物質を立体的に考えるため結合をあらわす三角を青と黄色に色分けしました。ここで青の三角で結合したAとYはCに対して奥のほうへつながっていて、黄色の三角でつながったXとBはCの 手前につながっているように表してみました。このとき鏡に映った右の物質はどのように回転させても平面で考えた時のように元の左の物質にはなりません。つまり、この鏡に映った2つの 物質は異なる物質です。このような物質を互いに光学異性体といいます。このような光学異性体はCにつながる4つの原子が異なる場合に生じます。光学異性体を生じる、異なる4個の原子 または原子団と結合しているCのことを不斉(ふせい)炭素原子といいます。
複数のCからなる炭水化物の単糖は複数の不斉炭素をもっています。単糖では各Cに番号がつけられ大きな番号が下にくるように構造が描かれます。このとき単糖がもつ不斉炭素のうちこの 番号が最も大きなCに結合する水酸基:OHを右側にあらわしたものをD型、左型にあらわしたものをL型と呼びます。下の図はグルコースを例にD-型、L-型を示しました。

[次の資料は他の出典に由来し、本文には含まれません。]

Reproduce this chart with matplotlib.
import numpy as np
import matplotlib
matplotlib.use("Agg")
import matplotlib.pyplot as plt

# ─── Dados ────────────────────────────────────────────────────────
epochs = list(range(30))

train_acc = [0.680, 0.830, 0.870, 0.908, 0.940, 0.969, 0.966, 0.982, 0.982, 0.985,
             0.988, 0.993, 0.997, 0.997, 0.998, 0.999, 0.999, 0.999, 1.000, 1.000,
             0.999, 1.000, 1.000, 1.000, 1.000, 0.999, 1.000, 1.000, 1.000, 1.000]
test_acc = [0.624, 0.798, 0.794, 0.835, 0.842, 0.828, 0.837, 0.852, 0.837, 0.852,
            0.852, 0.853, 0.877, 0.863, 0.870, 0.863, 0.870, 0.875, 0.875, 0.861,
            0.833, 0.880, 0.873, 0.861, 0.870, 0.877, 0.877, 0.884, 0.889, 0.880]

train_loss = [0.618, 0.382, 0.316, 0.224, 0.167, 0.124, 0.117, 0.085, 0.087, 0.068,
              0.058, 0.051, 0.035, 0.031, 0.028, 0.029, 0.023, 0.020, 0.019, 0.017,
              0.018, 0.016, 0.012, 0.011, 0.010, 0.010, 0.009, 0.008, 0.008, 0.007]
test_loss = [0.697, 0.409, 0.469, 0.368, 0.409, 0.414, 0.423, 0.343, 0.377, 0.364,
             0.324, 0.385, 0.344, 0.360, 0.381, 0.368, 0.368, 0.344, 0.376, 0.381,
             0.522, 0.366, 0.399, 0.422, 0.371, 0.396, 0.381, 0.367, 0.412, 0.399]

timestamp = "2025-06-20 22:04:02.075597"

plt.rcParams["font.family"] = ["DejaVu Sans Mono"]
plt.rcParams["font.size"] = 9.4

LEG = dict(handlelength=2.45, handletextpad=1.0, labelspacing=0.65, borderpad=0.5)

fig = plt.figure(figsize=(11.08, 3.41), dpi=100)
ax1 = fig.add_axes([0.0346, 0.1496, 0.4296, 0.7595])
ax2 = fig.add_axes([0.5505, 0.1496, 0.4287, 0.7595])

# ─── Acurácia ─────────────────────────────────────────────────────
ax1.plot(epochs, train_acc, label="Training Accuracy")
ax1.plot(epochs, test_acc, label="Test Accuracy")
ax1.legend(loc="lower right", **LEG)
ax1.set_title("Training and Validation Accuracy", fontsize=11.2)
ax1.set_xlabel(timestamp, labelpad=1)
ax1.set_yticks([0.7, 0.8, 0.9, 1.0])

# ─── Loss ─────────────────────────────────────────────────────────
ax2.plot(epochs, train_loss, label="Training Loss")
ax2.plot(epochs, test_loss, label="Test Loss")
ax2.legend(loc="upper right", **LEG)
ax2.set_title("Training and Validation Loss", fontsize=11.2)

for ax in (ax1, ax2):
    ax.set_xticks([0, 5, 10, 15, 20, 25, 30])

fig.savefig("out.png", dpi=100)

タンパクをつくるアミノ酸は炭素Cにアミノ基NH2とカルボキシ基が結合した構造をもち20種類存在します。このアミノ基とカルボキシ基が結合する炭素は不斉炭素となるのでアミノ酸にも D型とL型がつくられそれぞれD-アミノ酸とかL-アミノ酸といいます。D型のことをR型ということがあります。D体L体のDはラテン語で右を意味するDexterのD、Lはラテン語の左を意味する LeavusのL、R体L体のRは英語で右を意味するRightのR、Lは英語で左を意味するLeftのLに由来するそうです。

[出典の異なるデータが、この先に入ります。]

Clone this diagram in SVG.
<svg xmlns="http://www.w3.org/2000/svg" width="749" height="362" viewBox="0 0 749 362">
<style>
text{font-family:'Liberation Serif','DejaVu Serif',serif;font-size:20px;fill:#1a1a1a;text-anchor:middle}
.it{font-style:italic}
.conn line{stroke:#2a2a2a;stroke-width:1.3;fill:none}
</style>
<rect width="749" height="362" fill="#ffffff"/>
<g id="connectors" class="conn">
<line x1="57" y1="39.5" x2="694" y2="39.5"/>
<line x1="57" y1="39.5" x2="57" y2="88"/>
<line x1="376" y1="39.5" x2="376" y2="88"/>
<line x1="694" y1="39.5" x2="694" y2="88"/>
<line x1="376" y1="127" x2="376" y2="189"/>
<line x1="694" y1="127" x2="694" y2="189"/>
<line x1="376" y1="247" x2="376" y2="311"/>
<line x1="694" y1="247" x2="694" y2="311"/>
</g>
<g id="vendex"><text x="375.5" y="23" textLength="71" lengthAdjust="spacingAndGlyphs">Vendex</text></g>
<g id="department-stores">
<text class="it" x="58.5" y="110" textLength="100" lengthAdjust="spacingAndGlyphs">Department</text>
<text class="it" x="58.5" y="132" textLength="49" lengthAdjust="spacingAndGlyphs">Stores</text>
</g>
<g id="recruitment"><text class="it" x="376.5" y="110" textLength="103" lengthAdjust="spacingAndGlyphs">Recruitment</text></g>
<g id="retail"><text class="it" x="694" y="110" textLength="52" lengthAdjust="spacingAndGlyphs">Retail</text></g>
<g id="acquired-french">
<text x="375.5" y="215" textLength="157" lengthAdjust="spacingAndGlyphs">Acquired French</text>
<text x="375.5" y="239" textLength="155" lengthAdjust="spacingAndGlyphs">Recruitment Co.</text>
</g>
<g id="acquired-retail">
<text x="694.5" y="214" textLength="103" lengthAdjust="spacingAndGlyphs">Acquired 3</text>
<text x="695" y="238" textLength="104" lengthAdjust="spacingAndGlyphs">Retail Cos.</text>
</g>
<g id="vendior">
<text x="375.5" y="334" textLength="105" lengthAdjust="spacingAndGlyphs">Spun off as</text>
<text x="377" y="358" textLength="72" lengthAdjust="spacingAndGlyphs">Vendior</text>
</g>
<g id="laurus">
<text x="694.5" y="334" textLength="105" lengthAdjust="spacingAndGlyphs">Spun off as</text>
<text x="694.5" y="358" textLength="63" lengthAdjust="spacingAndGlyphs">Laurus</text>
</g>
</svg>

タンパクのところでお話した酵素や受容体は物質の立体構造を認識し、グルコースやアミノ酸のD-型L-型も区別します。炭水化物のところでお話しますが分子式C6H12O6で表せる物質には D-型L-型のグルコース以外の物質も存在します。また、同じ分子式で表せる物質が長くつながってできた物質では、つながる物質の光学異性体の違いによって出来上がる物質の性質が大き く変わります。タンパク質をつくるアミノ酸はL-アミノ酸だけです。これもアミノ酸あるいはタンパクをつくる酵素がL-体とのみ結合することによります。生物界でつくられる物質は光学 異性体を識別する酵素のはたらきでつくられるので片方の異性体のみが存在することになりますが、生物のはたらきによらない化学工業でつくられる物質には両方の異性体が含まれること になるようです。
からだの構造やはたらきを理解するとき、この光学異性体ということを理解しておくことも大切なことなのです。